WASHINGTON (TND) — Senators held another hearing on the impact artificial intelligence will have on the future of society and the economy as lawmakers continue their scramble to figure out how to create the first-ever regulations and guardrails for the rapidly advancing technology.
It’s the latest in a series of hearings, panels and briefings lawmakers have gone through on Capitol Hill as they try to bring in industry experts and titans in the technology and business worlds into the fold to help shape regulation.
Artificial intelligence has brought predictions ranging from a multitrillion dollar economic boom to a certain financial crisis as its abilities have rapidly developed over the last several years and its use has become more common. Lawmakers are trying to find the sweet spot where they can maximize the potential it offers for companies to make money and advance the world while trying to prevent some of the worst possible outcomes.
Tuesday’s hearing was focused on how the workforce will be able to prepare the workforce for the future to be able to utilize AI and what oversight might be required to ensure humans are still making decisions for businesses. It comes amid concerns that development of artificial intelligence will eventually lead to people being pushed out of their jobs and replaced with computer programs or robots.
“AI is fundamentally different than all that’s come before, and the impact on the workforce will be different and there will ultimately, in my view, be dislocation on a different level than we’ve seen before,” said Bradford Newman, leader of the AI Practice at Baker & McKenzie LLP and co-chairman of the AI subcommittee for the American Bar Association.
With the potential reshaping of the jobs market in mind, senators on the Health, Education and Labor Committee sought guidance from experts on how Congress can help companies find and train the workforce to utilize the tools to create and enhance jobs moving forward.
“How do we deal with the workforce and how do we look at what it is to be educated and ready to succeed in an AI-dominant economy? We are woefully behind in a number of the policies,” said Sen. Tim Kaine, D-Va.

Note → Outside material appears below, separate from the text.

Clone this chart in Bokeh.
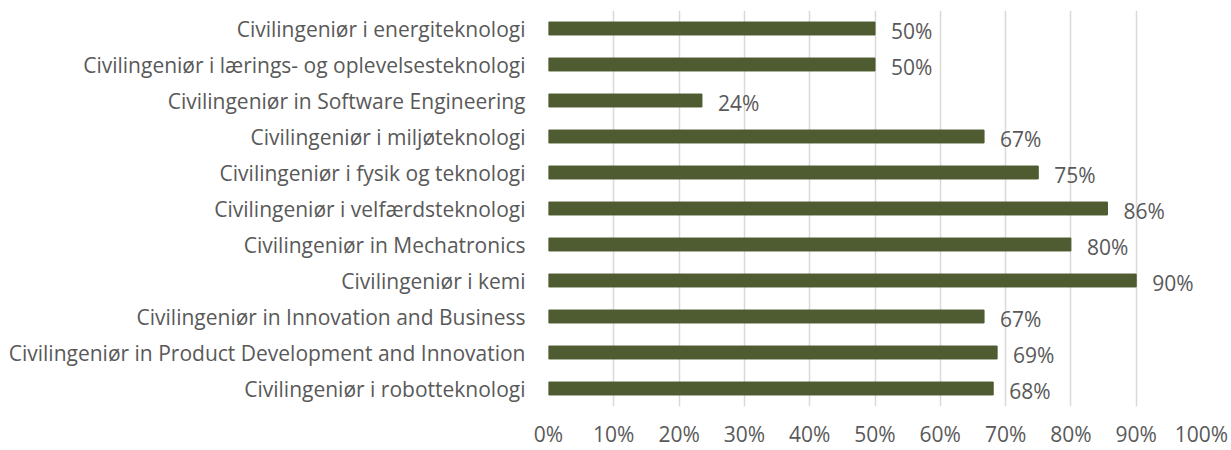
from bokeh.plotting import figure
from bokeh.models import ColumnDataSource, FactorRange, FixedTicker, NumeralTickFormatter, LabelSet
from bokeh.core.properties import value
from bokeh.embed import file_html
from bokeh.resources import INLINE

categories = [
    "Civilingeniør i energiteknologi",
    "Civilingeniør i lærings- og oplevelsesteknologi",
    "Civilingeniør in Software Engineering",
    "Civilingeniør i miljøteknologi",
    "Civilingeniør i fysik og teknologi",
    "Civilingeniør i velfærdsteknologi",
    "Civilingeniør in Mechatronics",
    "Civilingeniør i kemi",
    "Civilingeniør in Innovation and Business",
    "Civilingeniør in Product Development and Innovation",
    "Civilingeniør i robotteknologi",
]
values = [0.50, 0.50, 0.235, 0.667, 0.75, 0.856, 0.80, 0.90, 0.667, 0.687, 0.681]
labels = ["50%", "50%", "24%", "67%", "75%", "86%", "80%", "90%", "67%", "69%", "68%"]
x_ticks = [0.0, 0.1, 0.2, 0.3, 0.4, 0.5, 0.6, 0.7, 0.8, 0.9, 1.0]

FONT = "Open Sans"
TXT = "#595959"
FS = "21px"

src = ColumnDataSource(dict(cat=categories, val=values, lab=labels))

p = figure(
    y_range=FactorRange(factors=list(reversed(categories))),
    x_range=(0, 1),
    width=1231, height=450,
    min_border_left=548, min_border_right=30, min_border_top=10, min_border_bottom=42,
    output_backend="svg", toolbar_location=None,
)
p.outline_line_color = None

p.hbar(y="cat", right="val", left=0, height=0.36, source=src,
       fill_color="#4F5B31", line_color="#4F5B31")

p.add_layout(LabelSet(x="val", y="cat", text="lab", source=src, x_offset=16, y_offset=-2,
                      text_baseline="middle", text_align="left", text_color=TXT,
                      text_font=value(FONT), text_font_size=value(FS)))

p.xaxis.ticker = FixedTicker(ticks=x_ticks)
p.xaxis.formatter = NumeralTickFormatter(format="0%")
for ax in (p.xaxis, p.yaxis):
    ax.axis_line_color = None
    ax.major_tick_line_color = None
    ax.minor_tick_line_color = None
    ax.major_tick_out = 0
    ax.major_tick_in = 0
    ax.minor_tick_out = 0
    ax.major_label_text_font = FONT
    ax.major_label_text_font_size = FS
    ax.major_label_text_color = TXT
p.xaxis.major_label_standoff = 13
p.yaxis.major_label_standoff = 23

p.xgrid.grid_line_color = "#D9D9D9"
p.xgrid.grid_line_width = 1.5
p.ygrid.grid_line_color = None

open("out.html", "w").write(file_html(p, INLINE))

Senators questioned the witnesses on how they can help create an environment that will not require college degrees or advanced training to help people get qualifications to work the jobs of the future that require using AI.
Multiple of the hearing’s witnesses told lawmakers about efforts their organizations are making to create opportunities for people without a college education, form apprenticeship and internship programs that lead to full-time jobs and how Congress can help make training on using the tech more accessible to workers moving forward.
“When we talk about how you’re going to use AI, if it’s going to be the bedrock of the new economy, that’s both in terms of workforce and entrepreneurship,” Billingsley said. “If we create the correct framework for people to learn, and be trained with AI in the workforce, we’re actually training up some more responsible people who have more fluid skills in terms of AI.”
Congress is trying to balance innovation within the industry with preventing wide-scale harms that could come along with automated decision-making tools that can quickly pile up if widely implemented. Lawmakers have also raised concerns about potential biases that the tools have been shown to display that are difficult for developers to identify the cause of and program out.
Several experts have testified in a series of hearings in front of various congressional committees about ensuring there is human oversight with the use of any artificial intelligence tool to prevent some of these types of issues.
“Is it going to have an impact on the hiring we’re doing? Is it going to have an impact on another part of the workforce? If we understand the outcomes, then we can understand where human judgment comes to play most and we can think about AI as that copilot that allows someone to be more informed in their judgment,” said Josh Lannin, vice president of productivity technologies at Workday.
The hearing comes a day after President Joe Biden signed a landmark executive order to guide the development of artificial intelligence. Under the order, the industry is required to develop safety and security standards, consumers receive new protections and federal agencies across the government were given a long to-do list studying the effects of the tech and preventing worst-case scenarios from popping up and spiraling out of control.
Industry leaders will be in the Senate again on Wednesday as part of Senate Majority Leader Chuck Schumer’s AI Insight Forum as he continues his push to get urgent action from Congress on AI guidelines.
“We must act with urgency, but also with humility, balancing both innovation and commonsense safeguards, because you can’t do one without the other. We must act with urgency because other countries may take a lead on AI, and countries particularly with values we don’t share,” he said on the Senate floor Monday. “But we must act with humility because this is one of the hardest tasks Congress could undertake because AI is so complicated —so far-reaching and changing all the time.”